Given instruction: Below are some records. Retype exactly the lines from the one containing "Write a component" through the one containing "import * as", both included, skipping every picture.

Material provided:
(begin)

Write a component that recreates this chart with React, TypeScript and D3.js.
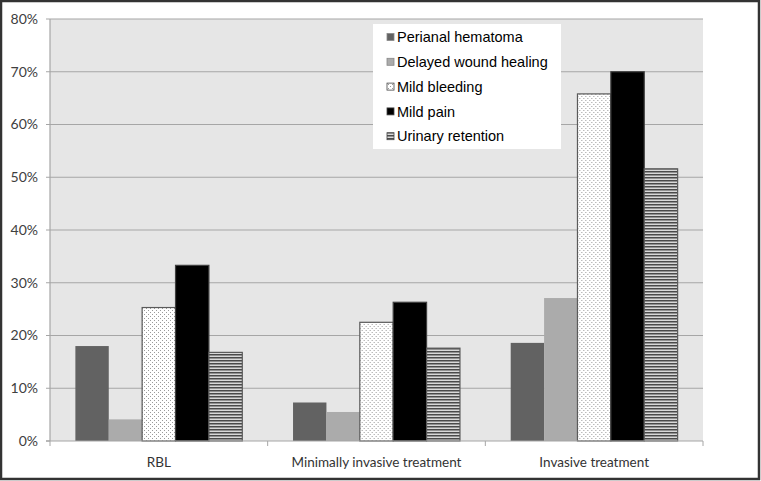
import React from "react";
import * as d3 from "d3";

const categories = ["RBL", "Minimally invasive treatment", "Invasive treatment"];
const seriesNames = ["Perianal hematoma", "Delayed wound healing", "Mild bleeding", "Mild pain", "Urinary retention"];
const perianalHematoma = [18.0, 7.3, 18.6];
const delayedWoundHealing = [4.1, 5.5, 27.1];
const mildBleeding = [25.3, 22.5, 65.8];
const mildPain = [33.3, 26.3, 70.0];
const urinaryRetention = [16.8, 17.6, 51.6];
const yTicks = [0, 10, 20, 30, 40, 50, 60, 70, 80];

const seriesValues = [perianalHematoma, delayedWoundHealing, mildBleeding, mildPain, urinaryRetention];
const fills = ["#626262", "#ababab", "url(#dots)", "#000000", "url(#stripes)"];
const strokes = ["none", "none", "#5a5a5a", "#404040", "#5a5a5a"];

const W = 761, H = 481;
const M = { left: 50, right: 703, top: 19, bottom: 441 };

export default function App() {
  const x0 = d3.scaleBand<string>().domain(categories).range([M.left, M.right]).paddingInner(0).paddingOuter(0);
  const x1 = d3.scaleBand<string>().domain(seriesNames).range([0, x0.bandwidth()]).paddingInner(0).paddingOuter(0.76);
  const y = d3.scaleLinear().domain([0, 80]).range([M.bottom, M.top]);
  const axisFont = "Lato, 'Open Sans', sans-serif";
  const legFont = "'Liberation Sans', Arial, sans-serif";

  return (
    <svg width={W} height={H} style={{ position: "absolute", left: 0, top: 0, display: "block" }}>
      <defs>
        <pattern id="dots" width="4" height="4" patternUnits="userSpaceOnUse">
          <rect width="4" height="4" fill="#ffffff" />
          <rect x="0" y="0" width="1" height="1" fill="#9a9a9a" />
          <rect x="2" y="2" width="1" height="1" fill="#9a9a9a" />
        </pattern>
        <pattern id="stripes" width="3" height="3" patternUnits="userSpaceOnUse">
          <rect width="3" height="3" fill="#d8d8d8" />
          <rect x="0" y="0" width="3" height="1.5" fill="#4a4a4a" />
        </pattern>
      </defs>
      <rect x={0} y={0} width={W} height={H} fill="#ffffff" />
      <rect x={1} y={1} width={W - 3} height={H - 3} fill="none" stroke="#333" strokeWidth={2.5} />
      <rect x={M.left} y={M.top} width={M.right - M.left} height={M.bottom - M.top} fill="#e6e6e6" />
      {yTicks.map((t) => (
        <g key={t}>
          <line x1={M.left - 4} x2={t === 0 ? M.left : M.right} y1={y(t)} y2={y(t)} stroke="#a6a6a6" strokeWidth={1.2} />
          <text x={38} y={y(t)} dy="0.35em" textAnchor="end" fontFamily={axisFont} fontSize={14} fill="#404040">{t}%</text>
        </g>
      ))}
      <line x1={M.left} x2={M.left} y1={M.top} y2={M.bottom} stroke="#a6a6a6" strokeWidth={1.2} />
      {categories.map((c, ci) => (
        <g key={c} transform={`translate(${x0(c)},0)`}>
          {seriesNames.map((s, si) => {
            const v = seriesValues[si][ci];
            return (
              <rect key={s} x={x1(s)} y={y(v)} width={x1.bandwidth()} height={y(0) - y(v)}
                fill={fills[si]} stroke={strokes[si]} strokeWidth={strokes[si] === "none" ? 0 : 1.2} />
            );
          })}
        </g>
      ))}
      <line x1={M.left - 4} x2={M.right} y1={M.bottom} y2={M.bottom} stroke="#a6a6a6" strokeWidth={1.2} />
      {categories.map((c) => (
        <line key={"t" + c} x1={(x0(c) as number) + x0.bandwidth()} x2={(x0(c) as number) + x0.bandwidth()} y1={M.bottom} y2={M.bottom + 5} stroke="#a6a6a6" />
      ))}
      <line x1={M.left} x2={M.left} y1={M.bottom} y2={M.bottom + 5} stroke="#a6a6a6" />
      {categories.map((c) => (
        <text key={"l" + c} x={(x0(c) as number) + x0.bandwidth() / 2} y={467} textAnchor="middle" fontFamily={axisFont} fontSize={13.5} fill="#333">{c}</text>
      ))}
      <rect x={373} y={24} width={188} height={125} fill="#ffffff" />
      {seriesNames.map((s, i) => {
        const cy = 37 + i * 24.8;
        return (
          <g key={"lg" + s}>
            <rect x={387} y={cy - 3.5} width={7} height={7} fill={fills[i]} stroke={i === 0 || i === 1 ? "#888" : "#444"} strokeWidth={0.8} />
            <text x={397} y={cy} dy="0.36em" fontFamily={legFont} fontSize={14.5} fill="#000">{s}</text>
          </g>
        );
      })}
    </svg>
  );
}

(end)
(begin)

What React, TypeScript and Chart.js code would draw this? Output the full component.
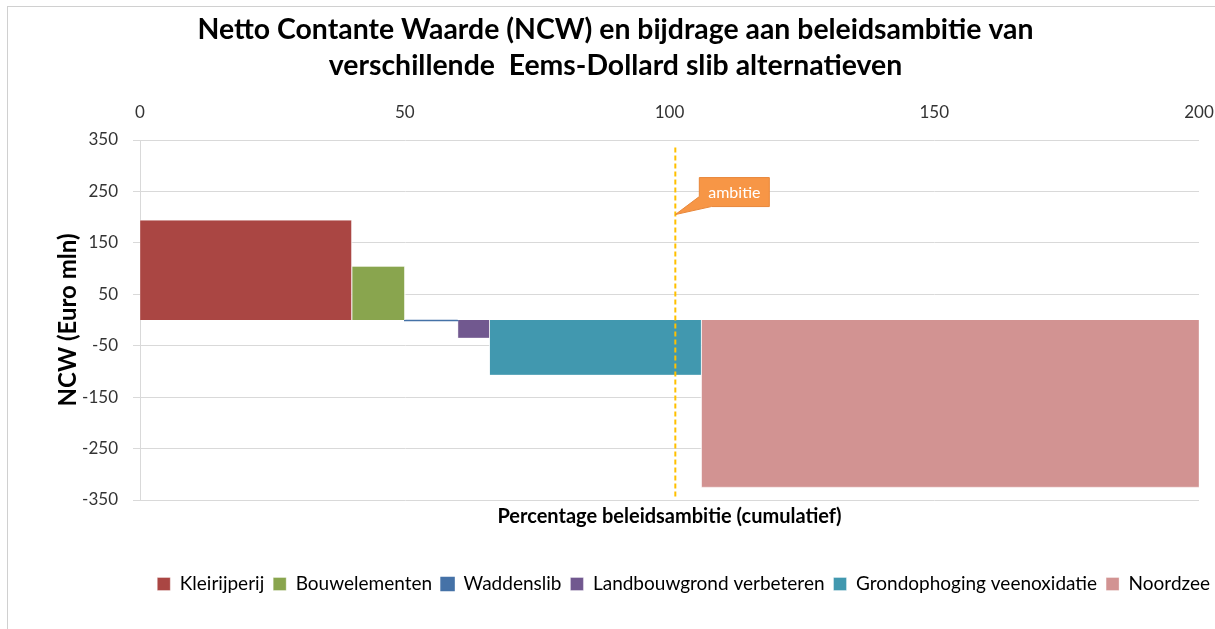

(end)

Worked solution:
Write a component that recreates this chart with React, TypeScript and D3.js.
import React from "react";
import * as d3 from "d3";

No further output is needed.